**TASK STATEMENT**: Retype, please, the listing from its opening line through the line that contains "import * as", both included, without the pictures.

● ● ● ●

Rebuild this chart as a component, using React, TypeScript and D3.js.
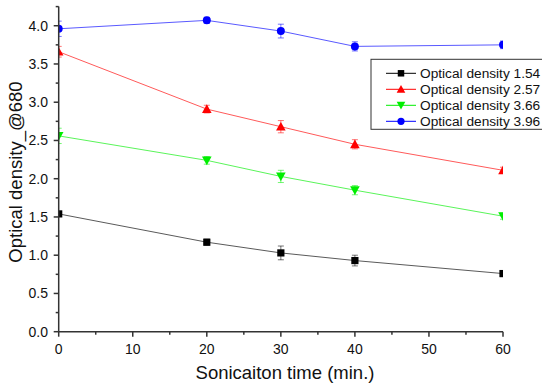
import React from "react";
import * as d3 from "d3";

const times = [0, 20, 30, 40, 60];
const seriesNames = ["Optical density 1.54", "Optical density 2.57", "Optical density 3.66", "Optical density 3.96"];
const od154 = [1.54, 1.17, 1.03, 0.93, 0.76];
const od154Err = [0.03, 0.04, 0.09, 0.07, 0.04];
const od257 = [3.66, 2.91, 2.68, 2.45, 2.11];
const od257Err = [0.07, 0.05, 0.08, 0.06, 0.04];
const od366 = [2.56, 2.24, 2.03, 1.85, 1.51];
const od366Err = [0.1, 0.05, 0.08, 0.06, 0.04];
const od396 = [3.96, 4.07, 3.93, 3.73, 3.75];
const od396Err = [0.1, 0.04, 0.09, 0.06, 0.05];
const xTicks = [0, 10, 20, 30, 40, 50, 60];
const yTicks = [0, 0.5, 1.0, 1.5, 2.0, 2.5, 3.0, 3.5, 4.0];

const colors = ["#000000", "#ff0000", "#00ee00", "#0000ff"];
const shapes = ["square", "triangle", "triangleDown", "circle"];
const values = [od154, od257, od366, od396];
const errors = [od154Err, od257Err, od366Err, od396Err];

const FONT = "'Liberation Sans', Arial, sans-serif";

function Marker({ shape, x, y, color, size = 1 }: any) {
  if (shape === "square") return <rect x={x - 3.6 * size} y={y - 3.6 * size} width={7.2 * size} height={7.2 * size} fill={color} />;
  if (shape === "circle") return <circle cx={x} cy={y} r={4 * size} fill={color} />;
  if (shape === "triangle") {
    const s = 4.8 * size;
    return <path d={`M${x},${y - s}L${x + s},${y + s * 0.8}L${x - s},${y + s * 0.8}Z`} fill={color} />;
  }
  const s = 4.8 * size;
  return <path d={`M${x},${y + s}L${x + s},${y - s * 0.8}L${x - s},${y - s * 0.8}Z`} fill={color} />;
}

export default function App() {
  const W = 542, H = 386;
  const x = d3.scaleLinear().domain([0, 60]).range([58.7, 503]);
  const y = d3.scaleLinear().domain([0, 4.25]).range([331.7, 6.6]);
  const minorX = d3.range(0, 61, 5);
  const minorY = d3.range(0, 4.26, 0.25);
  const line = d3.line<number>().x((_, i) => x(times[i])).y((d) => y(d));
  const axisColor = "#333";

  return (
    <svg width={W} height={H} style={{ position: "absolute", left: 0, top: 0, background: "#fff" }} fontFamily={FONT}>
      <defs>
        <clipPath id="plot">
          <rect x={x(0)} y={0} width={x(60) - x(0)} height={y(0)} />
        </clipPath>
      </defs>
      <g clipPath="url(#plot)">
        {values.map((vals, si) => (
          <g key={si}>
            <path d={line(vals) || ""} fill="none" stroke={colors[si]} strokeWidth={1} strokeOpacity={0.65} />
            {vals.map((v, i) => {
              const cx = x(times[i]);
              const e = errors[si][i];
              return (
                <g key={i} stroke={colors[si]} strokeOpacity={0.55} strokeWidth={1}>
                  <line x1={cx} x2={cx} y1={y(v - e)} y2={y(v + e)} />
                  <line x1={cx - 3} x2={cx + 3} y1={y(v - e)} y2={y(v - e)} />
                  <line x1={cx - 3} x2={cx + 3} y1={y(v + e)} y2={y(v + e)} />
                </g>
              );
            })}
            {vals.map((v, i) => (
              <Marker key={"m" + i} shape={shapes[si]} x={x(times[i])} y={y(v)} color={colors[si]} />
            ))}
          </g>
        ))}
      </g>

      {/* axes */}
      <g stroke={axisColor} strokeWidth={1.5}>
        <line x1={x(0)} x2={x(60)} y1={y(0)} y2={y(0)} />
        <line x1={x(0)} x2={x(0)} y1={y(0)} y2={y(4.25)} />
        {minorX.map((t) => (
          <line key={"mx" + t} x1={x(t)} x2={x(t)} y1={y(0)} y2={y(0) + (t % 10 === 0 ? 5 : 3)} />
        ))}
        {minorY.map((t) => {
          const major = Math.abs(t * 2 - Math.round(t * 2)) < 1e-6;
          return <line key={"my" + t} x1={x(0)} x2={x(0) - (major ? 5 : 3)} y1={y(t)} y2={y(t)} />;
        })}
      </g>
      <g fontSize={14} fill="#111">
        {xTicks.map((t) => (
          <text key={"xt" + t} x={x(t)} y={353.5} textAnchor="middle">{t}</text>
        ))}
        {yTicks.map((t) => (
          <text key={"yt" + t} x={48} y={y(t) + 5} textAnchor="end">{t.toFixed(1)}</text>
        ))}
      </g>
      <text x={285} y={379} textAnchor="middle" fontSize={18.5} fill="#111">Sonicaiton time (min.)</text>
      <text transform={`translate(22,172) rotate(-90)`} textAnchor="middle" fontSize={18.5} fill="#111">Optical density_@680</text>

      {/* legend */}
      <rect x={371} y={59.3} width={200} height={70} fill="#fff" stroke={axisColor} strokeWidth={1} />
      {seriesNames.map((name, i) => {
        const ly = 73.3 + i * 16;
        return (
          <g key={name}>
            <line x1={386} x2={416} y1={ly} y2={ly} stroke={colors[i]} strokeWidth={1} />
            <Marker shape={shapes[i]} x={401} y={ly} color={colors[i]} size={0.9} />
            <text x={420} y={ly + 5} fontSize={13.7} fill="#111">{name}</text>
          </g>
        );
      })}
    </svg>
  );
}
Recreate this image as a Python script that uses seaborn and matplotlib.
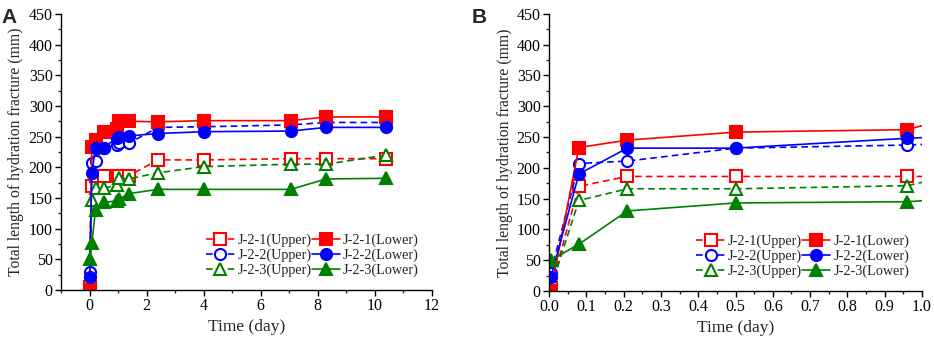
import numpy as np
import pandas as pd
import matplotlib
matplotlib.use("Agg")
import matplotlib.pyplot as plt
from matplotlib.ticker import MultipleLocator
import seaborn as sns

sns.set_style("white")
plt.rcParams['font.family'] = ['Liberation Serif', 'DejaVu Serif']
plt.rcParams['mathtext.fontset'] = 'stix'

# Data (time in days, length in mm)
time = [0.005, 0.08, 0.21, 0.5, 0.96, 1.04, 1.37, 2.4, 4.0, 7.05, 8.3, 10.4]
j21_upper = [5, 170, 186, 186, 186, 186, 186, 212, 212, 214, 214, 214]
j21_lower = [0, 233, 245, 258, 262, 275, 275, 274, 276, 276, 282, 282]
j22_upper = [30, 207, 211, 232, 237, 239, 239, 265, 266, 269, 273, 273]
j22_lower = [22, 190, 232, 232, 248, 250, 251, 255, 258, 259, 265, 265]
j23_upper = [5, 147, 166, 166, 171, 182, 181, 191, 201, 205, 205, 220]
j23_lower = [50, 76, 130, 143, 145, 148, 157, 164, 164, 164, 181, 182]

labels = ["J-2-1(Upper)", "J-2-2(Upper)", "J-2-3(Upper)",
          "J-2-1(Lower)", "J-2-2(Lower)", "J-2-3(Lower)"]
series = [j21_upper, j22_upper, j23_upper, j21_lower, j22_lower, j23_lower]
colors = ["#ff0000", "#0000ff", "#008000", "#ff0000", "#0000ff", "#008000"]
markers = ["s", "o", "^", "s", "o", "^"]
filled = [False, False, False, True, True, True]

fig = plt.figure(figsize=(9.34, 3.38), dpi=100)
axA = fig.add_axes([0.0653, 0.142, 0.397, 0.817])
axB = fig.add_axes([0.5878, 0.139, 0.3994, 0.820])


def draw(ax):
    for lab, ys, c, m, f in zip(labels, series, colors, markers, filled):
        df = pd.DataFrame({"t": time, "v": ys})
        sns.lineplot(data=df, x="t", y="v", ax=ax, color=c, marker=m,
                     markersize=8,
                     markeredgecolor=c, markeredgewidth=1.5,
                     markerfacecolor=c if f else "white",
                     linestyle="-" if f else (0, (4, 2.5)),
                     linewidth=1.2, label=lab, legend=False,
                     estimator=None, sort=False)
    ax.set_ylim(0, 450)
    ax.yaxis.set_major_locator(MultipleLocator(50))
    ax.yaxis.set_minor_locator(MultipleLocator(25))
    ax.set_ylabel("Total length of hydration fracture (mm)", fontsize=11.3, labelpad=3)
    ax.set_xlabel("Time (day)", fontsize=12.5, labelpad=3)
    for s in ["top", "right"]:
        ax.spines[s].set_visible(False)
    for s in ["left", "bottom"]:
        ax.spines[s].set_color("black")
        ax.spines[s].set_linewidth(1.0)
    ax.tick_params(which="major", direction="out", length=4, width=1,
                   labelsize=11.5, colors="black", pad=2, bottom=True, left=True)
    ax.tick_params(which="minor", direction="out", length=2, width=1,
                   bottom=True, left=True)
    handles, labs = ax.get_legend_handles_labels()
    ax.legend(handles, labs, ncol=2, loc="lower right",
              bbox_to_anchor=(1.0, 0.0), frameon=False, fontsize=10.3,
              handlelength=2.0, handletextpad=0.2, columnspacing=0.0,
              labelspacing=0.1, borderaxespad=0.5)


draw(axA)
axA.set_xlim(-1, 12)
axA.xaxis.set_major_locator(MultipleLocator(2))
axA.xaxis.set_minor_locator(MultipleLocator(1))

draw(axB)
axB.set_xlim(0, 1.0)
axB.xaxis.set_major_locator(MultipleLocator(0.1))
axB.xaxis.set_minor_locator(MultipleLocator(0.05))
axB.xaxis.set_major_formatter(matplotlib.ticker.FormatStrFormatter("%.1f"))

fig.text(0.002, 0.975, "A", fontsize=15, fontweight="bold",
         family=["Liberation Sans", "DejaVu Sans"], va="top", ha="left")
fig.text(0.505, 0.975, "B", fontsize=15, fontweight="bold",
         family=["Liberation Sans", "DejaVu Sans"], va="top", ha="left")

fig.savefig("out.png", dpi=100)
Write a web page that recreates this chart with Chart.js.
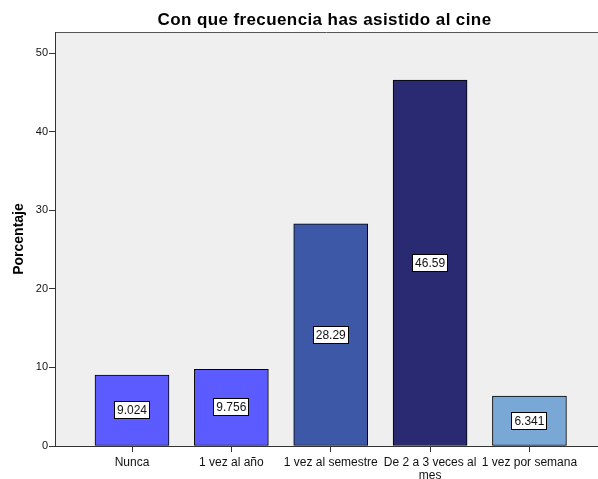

● ● ● ●

**TASK RESPONSE**:
Rebuild this chart as a component, using React, TypeScript and D3.js.
import React from "react";
import * as d3 from "d3";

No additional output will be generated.